▶ Task prompt:
All lines in the records below from the line with "Clone this chart in matplotlib." through the line with "import matplotlib.pyplot as plt" are to be given again exactly, both ends included; the pictures are to be left out.

━━━━━━

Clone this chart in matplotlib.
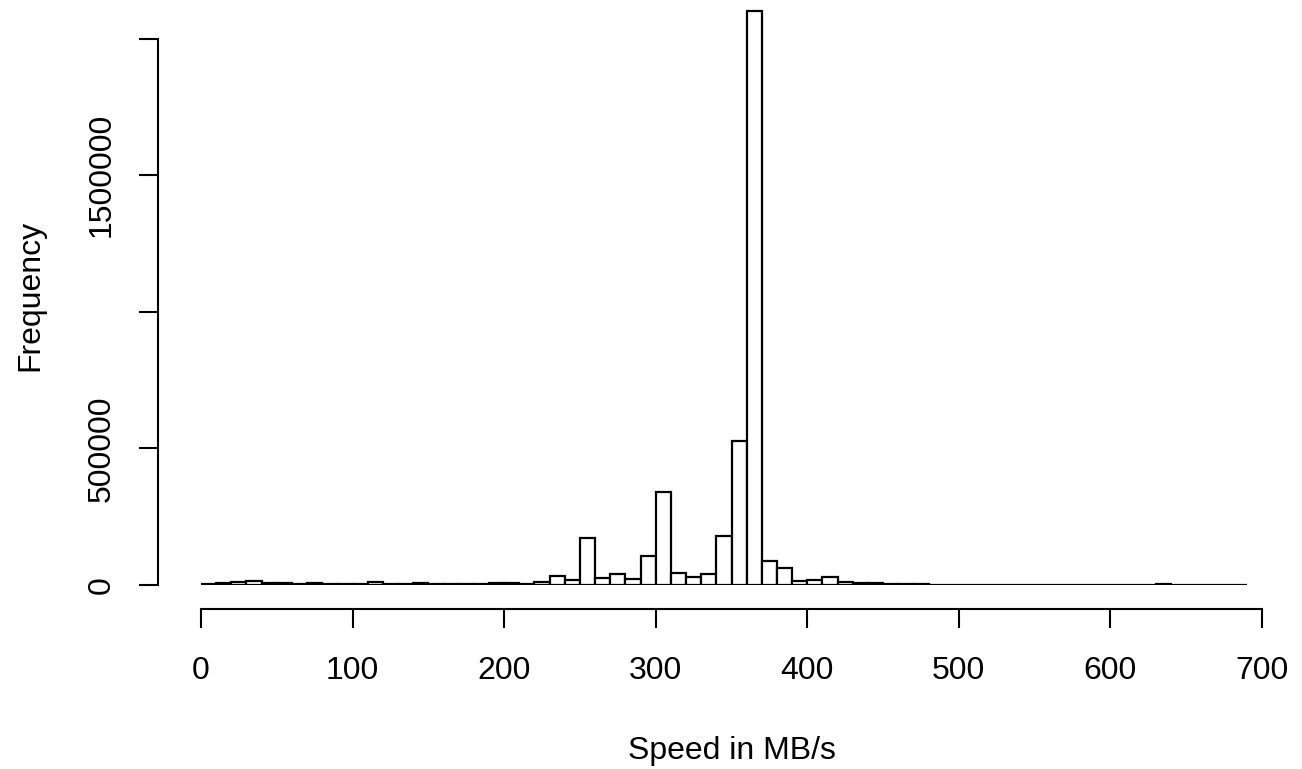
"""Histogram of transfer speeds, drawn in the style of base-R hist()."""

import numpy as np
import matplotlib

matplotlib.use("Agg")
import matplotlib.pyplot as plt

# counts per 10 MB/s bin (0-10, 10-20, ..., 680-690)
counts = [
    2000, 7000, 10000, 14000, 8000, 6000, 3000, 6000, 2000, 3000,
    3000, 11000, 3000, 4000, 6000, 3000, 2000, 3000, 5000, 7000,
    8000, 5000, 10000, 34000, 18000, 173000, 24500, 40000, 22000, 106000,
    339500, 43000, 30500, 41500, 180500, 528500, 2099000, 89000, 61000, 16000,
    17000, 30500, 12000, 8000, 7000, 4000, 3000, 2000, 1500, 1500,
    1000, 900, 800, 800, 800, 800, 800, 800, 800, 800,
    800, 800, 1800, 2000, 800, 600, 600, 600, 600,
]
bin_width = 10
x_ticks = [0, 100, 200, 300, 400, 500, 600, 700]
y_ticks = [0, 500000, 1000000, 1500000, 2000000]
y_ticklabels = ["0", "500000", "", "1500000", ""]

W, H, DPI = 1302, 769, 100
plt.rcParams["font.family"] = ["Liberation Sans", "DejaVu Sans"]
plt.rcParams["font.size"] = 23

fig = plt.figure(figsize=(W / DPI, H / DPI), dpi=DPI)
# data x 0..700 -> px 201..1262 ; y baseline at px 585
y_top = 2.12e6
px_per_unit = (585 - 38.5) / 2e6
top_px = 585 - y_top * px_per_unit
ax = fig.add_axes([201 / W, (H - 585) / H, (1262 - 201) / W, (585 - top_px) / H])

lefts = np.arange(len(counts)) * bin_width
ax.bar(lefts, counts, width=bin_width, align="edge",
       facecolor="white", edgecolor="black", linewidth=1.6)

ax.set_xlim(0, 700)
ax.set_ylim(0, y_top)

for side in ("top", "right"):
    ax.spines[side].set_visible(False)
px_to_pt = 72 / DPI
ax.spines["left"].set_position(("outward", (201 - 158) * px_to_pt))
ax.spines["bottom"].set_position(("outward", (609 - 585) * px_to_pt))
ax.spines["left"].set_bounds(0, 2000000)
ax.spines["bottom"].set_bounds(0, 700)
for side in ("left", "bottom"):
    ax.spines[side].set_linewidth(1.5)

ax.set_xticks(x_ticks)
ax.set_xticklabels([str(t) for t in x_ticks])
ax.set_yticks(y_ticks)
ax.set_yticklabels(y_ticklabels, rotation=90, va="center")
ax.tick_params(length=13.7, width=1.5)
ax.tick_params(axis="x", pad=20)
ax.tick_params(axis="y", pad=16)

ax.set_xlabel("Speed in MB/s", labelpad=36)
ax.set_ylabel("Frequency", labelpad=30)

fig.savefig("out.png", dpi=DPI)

━━━━━━

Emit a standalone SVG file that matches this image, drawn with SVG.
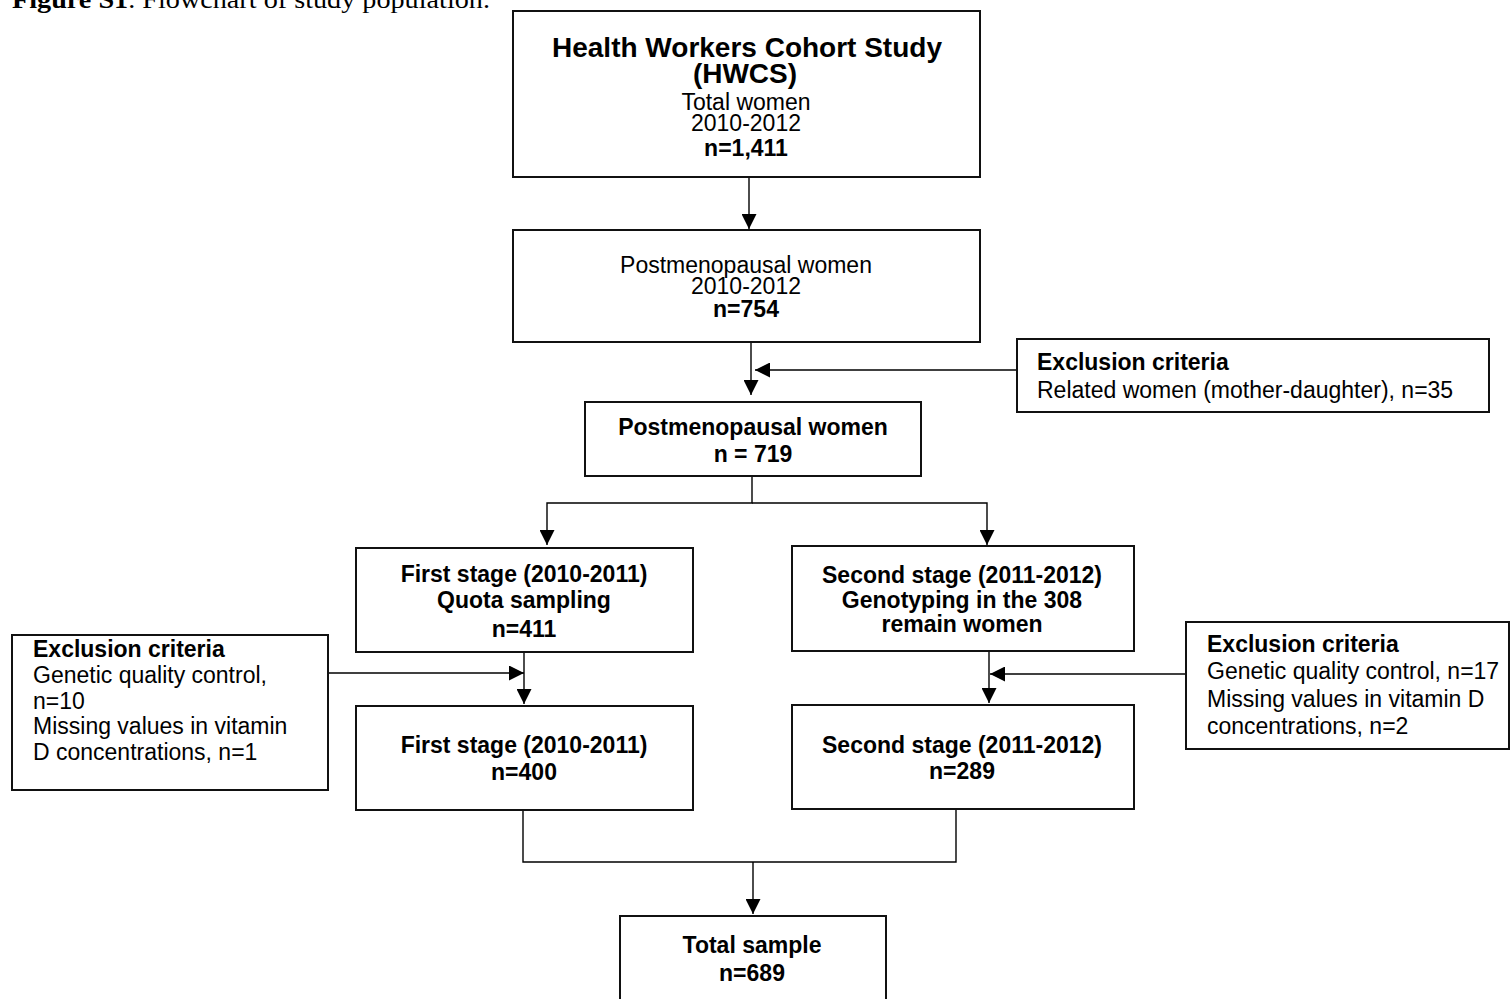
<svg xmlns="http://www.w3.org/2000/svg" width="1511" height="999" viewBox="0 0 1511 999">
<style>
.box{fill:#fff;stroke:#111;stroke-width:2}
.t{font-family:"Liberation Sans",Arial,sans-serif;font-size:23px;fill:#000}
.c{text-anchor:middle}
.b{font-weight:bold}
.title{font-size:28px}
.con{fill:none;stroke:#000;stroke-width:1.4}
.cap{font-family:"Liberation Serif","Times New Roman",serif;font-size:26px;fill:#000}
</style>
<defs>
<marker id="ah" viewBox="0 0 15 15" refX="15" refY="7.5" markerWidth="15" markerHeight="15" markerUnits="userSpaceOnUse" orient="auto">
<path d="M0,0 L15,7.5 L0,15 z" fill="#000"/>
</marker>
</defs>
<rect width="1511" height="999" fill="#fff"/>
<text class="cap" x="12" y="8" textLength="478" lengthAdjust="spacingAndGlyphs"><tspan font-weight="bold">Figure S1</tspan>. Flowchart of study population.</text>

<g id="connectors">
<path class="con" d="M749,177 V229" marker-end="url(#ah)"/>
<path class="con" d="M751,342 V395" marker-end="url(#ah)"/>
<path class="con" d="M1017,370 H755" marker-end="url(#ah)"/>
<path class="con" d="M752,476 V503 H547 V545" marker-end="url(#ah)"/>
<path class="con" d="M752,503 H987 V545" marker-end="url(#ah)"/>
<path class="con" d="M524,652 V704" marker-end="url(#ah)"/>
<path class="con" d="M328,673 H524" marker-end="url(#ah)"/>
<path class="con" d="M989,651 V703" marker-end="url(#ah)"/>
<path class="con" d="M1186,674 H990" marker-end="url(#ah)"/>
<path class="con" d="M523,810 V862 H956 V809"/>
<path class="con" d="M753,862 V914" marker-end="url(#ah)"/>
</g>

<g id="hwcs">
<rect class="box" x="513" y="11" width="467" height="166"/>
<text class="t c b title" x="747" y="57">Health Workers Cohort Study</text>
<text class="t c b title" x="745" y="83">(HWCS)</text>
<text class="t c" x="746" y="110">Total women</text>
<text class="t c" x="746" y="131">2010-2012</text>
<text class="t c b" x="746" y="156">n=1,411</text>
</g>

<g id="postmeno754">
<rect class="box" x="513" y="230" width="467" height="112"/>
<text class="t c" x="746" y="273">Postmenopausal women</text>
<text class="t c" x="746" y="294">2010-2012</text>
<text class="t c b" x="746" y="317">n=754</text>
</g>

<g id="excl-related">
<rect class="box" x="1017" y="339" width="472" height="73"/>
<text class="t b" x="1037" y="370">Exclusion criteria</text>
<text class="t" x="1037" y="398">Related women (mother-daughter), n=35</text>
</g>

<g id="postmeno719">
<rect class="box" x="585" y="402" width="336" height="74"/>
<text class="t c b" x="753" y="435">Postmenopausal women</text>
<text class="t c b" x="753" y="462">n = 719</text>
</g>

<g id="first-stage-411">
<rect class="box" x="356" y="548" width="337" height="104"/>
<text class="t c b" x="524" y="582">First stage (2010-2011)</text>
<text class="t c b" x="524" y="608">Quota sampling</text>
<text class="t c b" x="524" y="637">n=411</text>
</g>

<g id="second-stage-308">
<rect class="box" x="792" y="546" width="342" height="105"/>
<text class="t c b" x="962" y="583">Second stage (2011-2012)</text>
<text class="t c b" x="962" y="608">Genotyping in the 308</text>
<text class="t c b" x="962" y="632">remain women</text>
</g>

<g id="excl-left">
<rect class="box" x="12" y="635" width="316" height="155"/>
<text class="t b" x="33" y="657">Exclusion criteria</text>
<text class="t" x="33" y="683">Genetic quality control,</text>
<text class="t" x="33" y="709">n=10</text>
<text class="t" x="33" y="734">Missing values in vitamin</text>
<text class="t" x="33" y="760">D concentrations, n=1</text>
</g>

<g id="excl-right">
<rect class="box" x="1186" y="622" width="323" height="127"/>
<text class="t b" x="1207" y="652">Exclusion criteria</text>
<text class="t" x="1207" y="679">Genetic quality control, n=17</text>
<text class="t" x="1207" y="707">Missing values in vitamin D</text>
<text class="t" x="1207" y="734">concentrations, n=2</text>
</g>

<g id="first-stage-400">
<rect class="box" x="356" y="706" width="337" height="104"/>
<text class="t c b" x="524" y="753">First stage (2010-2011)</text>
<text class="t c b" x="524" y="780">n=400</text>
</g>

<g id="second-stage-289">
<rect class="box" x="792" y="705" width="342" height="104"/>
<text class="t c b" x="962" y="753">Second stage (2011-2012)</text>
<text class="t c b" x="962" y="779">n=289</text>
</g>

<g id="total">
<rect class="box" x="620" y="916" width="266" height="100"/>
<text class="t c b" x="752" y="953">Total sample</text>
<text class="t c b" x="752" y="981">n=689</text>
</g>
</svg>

━━━━━━

▶ Answer to the task:
Clone this chart in matplotlib.
"""Histogram of transfer speeds, drawn in the style of base-R hist()."""

import numpy as np
import matplotlib

matplotlib.use("Agg")
import matplotlib.pyplot as plt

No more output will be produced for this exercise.